When this kind of volatility hits the market, you absolutely need a plan. That's exactly what we'll give you today.
Make no mistake: This type of volatility in the market is historic.
Last week was the worst for markets since the 2008 financial crisis. All major indexes fell into correction territory and are now approaching bear market levels.
The Dow Jones Industrial Average dropped nearly 3,600 points (12.4%) last week alone.
Yesterday was a completely different story. The Dow rocketed 1,200 points higher. It was the largest daily point gain in the history of the Dow.
The question on everyone's mind: How long will this stock market volatility last?
Unfortunately, there is simply no telling.
The coronavirus epidemic is something economists refer to as an "exogenous shock." That means it's an impossible-to-predict event that didn't stem from the economy. The terrorist attacks of Sept. 11, 2001, are another example.
How far and fast the market will drop depends on how much the global supply chain is disrupted. Unfortunately, it's still too early to tell.
Another factor moving markets is the U.S. Federal Reserve. This morning (Tuesday), the Fed made the surprising announcement that it's cutting interest rates between meetings. The central bank dropped rates 0.5%. That's the same move the Fed made after 9/11.
What the market does next is anyone's guess.

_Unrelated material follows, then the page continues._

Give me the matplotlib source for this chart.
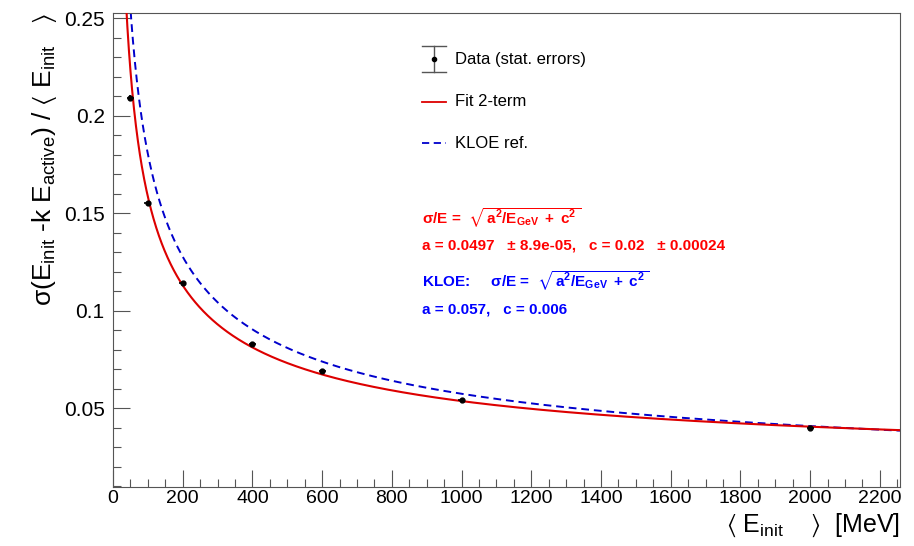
import numpy as np
import matplotlib
matplotlib.use("Agg")
import matplotlib.pyplot as plt
from matplotlib.lines import Line2D
from matplotlib.ticker import MultipleLocator

plt.rcParams["font.family"] = ["Liberation Sans", "DejaVu Sans"]
plt.rcParams["mathtext.fontset"] = "custom"
plt.rcParams["mathtext.rm"] = "Liberation Sans"
plt.rcParams["mathtext.it"] = "Liberation Sans"
plt.rcParams["mathtext.bf"] = "Liberation Sans:bold"
plt.rcParams["mathtext.sf"] = "Liberation Sans"
plt.rcParams["mathtext.fallback"] = "stixsans"

# Measured resolution points (energy in MeV)
energy_mev = [50, 100, 200, 400, 600, 1000, 2000]
resolution = [0.209, 0.155, 0.114, 0.083, 0.069, 0.054, 0.040]
energy_err = [10, 10, 10, 10, 10, 10, 10]
resolution_err = [0.0015, 0.0013, 0.0012, 0.0011, 0.0010, 0.0010, 0.0010]

# Two-term fit and KLOE reference parameters
fit_a, fit_a_err = 0.0497, 8.9e-05
fit_c, fit_c_err = 0.02, 0.00024
kloe_a, kloe_c = 0.057, 0.006

x_ticks = [0, 200, 400, 600, 800, 1000, 1200, 1400, 1600, 1800, 2000, 2200]
y_ticks = [0.05, 0.1, 0.15, 0.2, 0.25]
y_tick_labels = ["0.05", "0.1", "0.15", "0.2", "0.25"]


def two_term(e_mev, a, c):
    e_gev = np.asarray(e_mev) / 1000.0
    return np.sqrt(a ** 2 / e_gev + c ** 2)


fig = plt.figure(figsize=(9.14, 5.46), dpi=100)
W, H = 914.0, 546.0
ax = fig.add_axes([113 / W, 1 - 487 / H, (900 - 113) / W, (487 - 13) / H])

xmin, xmax = 0, 2258
ymin, ymax = 0.0095, 0.2526
ax.set_xlim(xmin, xmax)
ax.set_ylim(ymin, ymax)

e_curve = np.linspace(20, xmax, 2000)
ax.plot(e_curve, two_term(e_curve, fit_a, fit_c), color="#dd0000", lw=1.5, zorder=3)
ax.plot(e_curve, two_term(e_curve, kloe_a, kloe_c), color="#0000cc", lw=1.4,
        ls=(0, (4, 2.5)), zorder=2)
ax.errorbar(energy_mev, resolution, xerr=energy_err, yerr=resolution_err,
            fmt="o", ms=3.5, color="black", ecolor="black", elinewidth=1.2,
            capsize=0, zorder=4)

# ROOT-like axes: ticks inside, only left/bottom
ax.set_xticks(x_ticks)
ax.set_yticks(y_ticks)
ax.set_yticklabels(y_tick_labels)
ax.xaxis.set_minor_locator(MultipleLocator(50))
ax.yaxis.set_minor_locator(MultipleLocator(0.01))
ax.tick_params(axis="both", which="major", direction="in", length=12, width=0.8,
               colors="#555555", labelcolor="black", top=False, right=False)
ax.tick_params(axis="both", which="minor", direction="in", length=6, width=0.8,
               colors="#555555", top=False, right=False)
ax.tick_params(axis="x", labelsize=14, pad=2)
ax.tick_params(axis="y", labelsize=15, pad=6)
for sp in ax.spines.values():
    sp.set_color("#555555")
    sp.set_linewidth(0.8)

ax.set_ylabel(r"$\sigma(E_{init}$ -k $E_{active})\ /\ \langle\ E_{init}\ \ \ \rangle$",
              fontsize=19, loc="top")
ax.set_xlabel(r"$\langle\ E_{init}\ \ \ \ \rangle$  [MeV]", fontsize=18, loc="right")
ax.yaxis.set_label_coords(-0.068, 1.0)
ax.xaxis.set_label_coords(1.0, -0.052)


def fx(px):
    return px / W


def fy(py):
    return 1 - py / H


# Legend drawn in figure pixel coordinates
tr = fig.transFigure
fig.add_artist(Line2D([fx(434), fx(434)], [fy(46), fy(72)], color="#555555", lw=1.0, transform=tr))
fig.add_artist(Line2D([fx(422), fx(446)], [fy(46), fy(46)], color="#555555", lw=1.0, transform=tr))
fig.add_artist(Line2D([fx(422), fx(446)], [fy(72), fy(72)], color="#555555", lw=1.0, transform=tr))
fig.add_artist(Line2D([fx(434)], [fy(59)], marker="o", ms=3, color="black", transform=tr))
fig.add_artist(Line2D([fx(422), fx(446)], [fy(102), fy(102)], color="#dd0000", lw=1.3, transform=tr))
fig.add_artist(Line2D([fx(422), fx(446)], [fy(143), fy(143)], color="#0000cc", lw=1.3,
                      ls=(0, (4, 2.5)), transform=tr))
fig.text(fx(455), fy(59), "Data (stat. errors)", fontsize=12, va="center", ha="left")
fig.text(fx(455), fy(102), "Fit 2-term", fontsize=12, va="center", ha="left")
fig.text(fx(455), fy(143), "KLOE ref.", fontsize=12, va="center", ha="left")

red = "#ff0000"
blue = "#0000ff"
formula = r"$\mathbf{\sqrt{\,a^{2}/E_{GeV}\ +\ c^{2}\,}}$"
fig.text(fx(422), fy(218), r"$\mathbf{\sigma}$/E =  " + formula,
         fontsize=11, fontweight="bold", color=red, va="center", ha="left")
fig.text(fx(422), fy(246),
         f"a = {fit_a}   \u00b1 {fit_a_err:.2g},   c = {fit_c}   \u00b1 {fit_c_err:g}",
         fontsize=11, fontweight="bold", color=red, va="center", ha="left")
fig.text(fx(422), fy(281), r"KLOE:     $\mathbf{\sigma}$/E =  " + formula,
         fontsize=11, fontweight="bold", color=blue, va="center", ha="left")
fig.text(fx(422), fy(309), f"a = {kloe_a},   c = {kloe_c}",
         fontsize=11, fontweight="bold", color=blue, va="center", ha="left")

fig.savefig("out.png", dpi=100)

Today, the Dow has been down as much as 608 points and up as much as 285 points. And that was all before noon.
There's only one thing that's certain: Investors need a plan going forward. Wild swings in the market can lead to panic and emotional investing decisions. That's the worst thing you can do.
For guidance, we turned to Money Morning's experts, who have seen it all over their decades in the market.
Here's what's next for the markets – and how you can plan ahead…
Will This Stock Market Volatility Continue?
According to Money Morning Executive Editor William Patalon, III, it's likely there are more down days ahead for the market. There are several reasons why.
The first is the high valuations.
"Before the sell-off got rolling, U.S. stocks were expensive on a valuation basis," Patalon said. "The S&P 500 was trading at 18.9 times projected earnings. That was up from 16.2 a year ago and – save for a brief moment in early 2018 – it was the highest forward P/E for the index since May 2002."
"In short, stocks were expensive," he said. "That magnifies risk at any time. But risks are particularly exacerbated when earnings forecasts begin to wobble."
Companies across every industry have been cutting earnings forecasts. Analysts at Goldman Sachs Group Inc. (NYSE: GS) estimate corporate profits could drop 13% this year. They had previously expected profit growth of 7%.
Of course, that stokes fears of a recession…
"Coronavirus fears, worries about the stock market and the economy could turn into a self-fulfilling prophecy – with consumers canceling vacations and cruises and then pulling back on big-ticket outlays, and other discretionary purchases," Patalon said. "Investors dumping stocks could exacerbate those worries in a visible, but ancillary, way – by prompting consumers to further cut back on spending. That, in turn, will further squeeze corporate earnings, leading to additional share-price declines – with this cycle feeding on itself until a 'bottom' is reached."
While all of this is concerning, it's more important than ever to keep it in perspective.
As the old saying goes "stocks take the staircase up and the elevator down." So the drops always feel much more painful and sudden than the gains.
Patalon points to research from Barron's that says stocks have lost $4.6 trillion since peaking just a few weeks ago. But they've still accumulated $6.3 trillion since the sell-off in December 2018. Since the start of 2016, the Dow is still up 46%.
Don't get blinded by the near-term headlines. Yes, the markets could and likely will dip more. But maintain a long-term focus. Staying disciplined can be extremely difficult, but it's imperative.